The key for Nevada will be to take care of the ball, establish a running game to keep San Diego State’s defense honest and not trying to take quarterback Jeff Rowe’s head off on every play. Chance Kretschmer is coming off a 154-yard effort against Buffalo, and Drew Robinson and B.J. Mitchell have shown tremendous progress.

Ault said that he will continue to play all three backs.

“Chance is the starter,” Ault said. “He’s our best all-around back. He’s a very good athlete. Drew is the fastest. He’s the future. He can get to the outside. B.J. is more of a physical runner.”

Rowe has throw for 649 yards in three games (58.7 completion mark), including back-to-back games of more than 200 yards. He’s shown the past two weeks that he can move in the pocket a little bit, and he’s thrown just one interception. Nichiren Flowers is coming off a career-high nine catches against Buffalo last week, and Caleb Spencer should rebound after not catching a pass for the first time all season.

“They (Nevada) are fairly balanced offensively,” SDSU head coach Tom Craft said. “They like to throw the football and they have an outstanding running back (Chance Kretschmer).

“There is a huge improvement from their first game against Louisiana Tech and last week against Buffalo.
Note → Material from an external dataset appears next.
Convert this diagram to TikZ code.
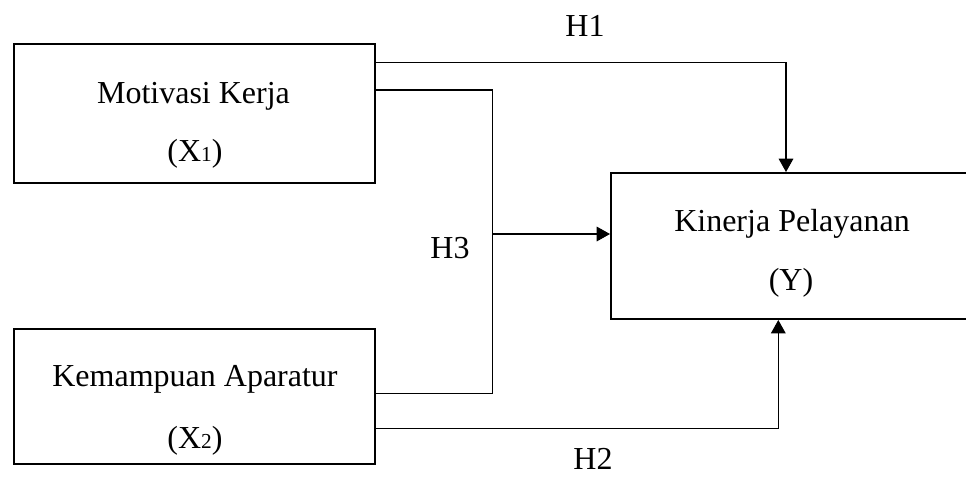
\documentclass[tikz,border=0pt]{standalone}
\usepackage{fontspec}
\setmainfont{Liberation Serif}
\usetikzlibrary{arrows.meta,calc}
\newcommand{\subidx}[1]{{\fontsize{16}{16}\selectfont #1}}
\begin{document}
\begin{tikzpicture}[x=0.75pt,y=-0.75pt,
  box/.style={draw,line width=1.5pt,rectangle,inner sep=0pt},
  lbl/.style={anchor=base,inner sep=0pt,font=\fontsize{24}{28}\selectfont},
  conn/.style={line width=0.8pt},
  arr/.style={line width=0.8pt,-{Triangle[length=10pt,width=11pt]}}]
\useasboundingbox (0,0) rectangle (966,476);
% boxes
\node[box,minimum width=270.75pt,minimum height=104.25pt] (b1) at (194.5,113.5) {};
\node[box,minimum width=270.75pt,minimum height=101.25pt] (b2) at (194.5,396.5) {};
\node[box,minimum width=269.25pt,minimum height=109.5pt] (ky) at (790.5,246) {};
% texts
\node[lbl] (t1a) at (193.5,103.3) {Motivasi Kerja};
\node[lbl] (t1b) at (195,161.7) {(X\subidx{1})};
\node[lbl] (t2a) at (195,386) {Kemampuan Aparatur};
\node[lbl] (t2b) at (195,448) {(X\subidx{2})};
\node[lbl] (tya) at (792,231.7) {Kinerja Pelayanan};
\node[lbl] (tyb) at (791,290) {(Y)};
\node[lbl] (h1) at (585,36.7) {H1};
\node[lbl] (h3) at (450,258) {H3};
\node[lbl] (h2) at (593,469.5) {H2};
% connectors
\draw[arr] ($(b1.north east)+(0,19.7)$) -| ($(ky.north)+(-4.5,0)$);
\coordinate (ja) at (492.5,90);
\coordinate (j) at (492.5,234);
\coordinate (jb) at (492.5,393.3);
\draw[conn] (b1.east |- ja) -- (ja) -- (jb) -- (b2.east |- jb);
\draw[arr] (j) -- (j -| ky.west);
\draw[arr] ($(b2.north east)+(0,100.5)$) -| ($(ky.south)+(-12.2,0)$);
\end{tikzpicture}
\end{document}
They are getting better. They have a two-game winning streak and will be confident coming into our place.”

Ault admitted last week that the team is still searching for its identity, and that last week’s win over Buffalo was a small step in that direction. A win over the Aztecs would be a little bigger step.

The Aztecs will be a big test for the young Wolf Pack defense led by senior tackle Chris Barry, freshman linebacker Jeremy Engstrom and safety Keone Kauo.

SDSU quarterback Mat Dlugolecki has completed 61 percent of his passes (42 for 69) and thrown for three touchdowns. His favorite targets are Jeff Webb and Robert Ortiz. Webb has 14 catches for 175 yards and one score, and Ortiz has 11 grabs for 183 yards and three scores.

Micah Franklin, the running back starter for the first two weeks, is expected to give up some playing time to Lynell Hamilton, who is slowly rounding into shape after breaking an ankle last season.

“We expect him (Hamilton) to get 15 to 18 touches,” Craft said. “Just to get him back on the field and some extended playing time is good for him and for the team.”

The Aztecs do a lot offensively, and they made good use of the shovel pass against Michigan. The Wolf Pack spent some quality time on defending that play during practice this past week.

“Those guys (Webb and Ortiz) are good players,” said Dave Fipp, Nevada’s co-defensive coordinator. “They’re both great athletes. They do a great job with their offensive scheme.”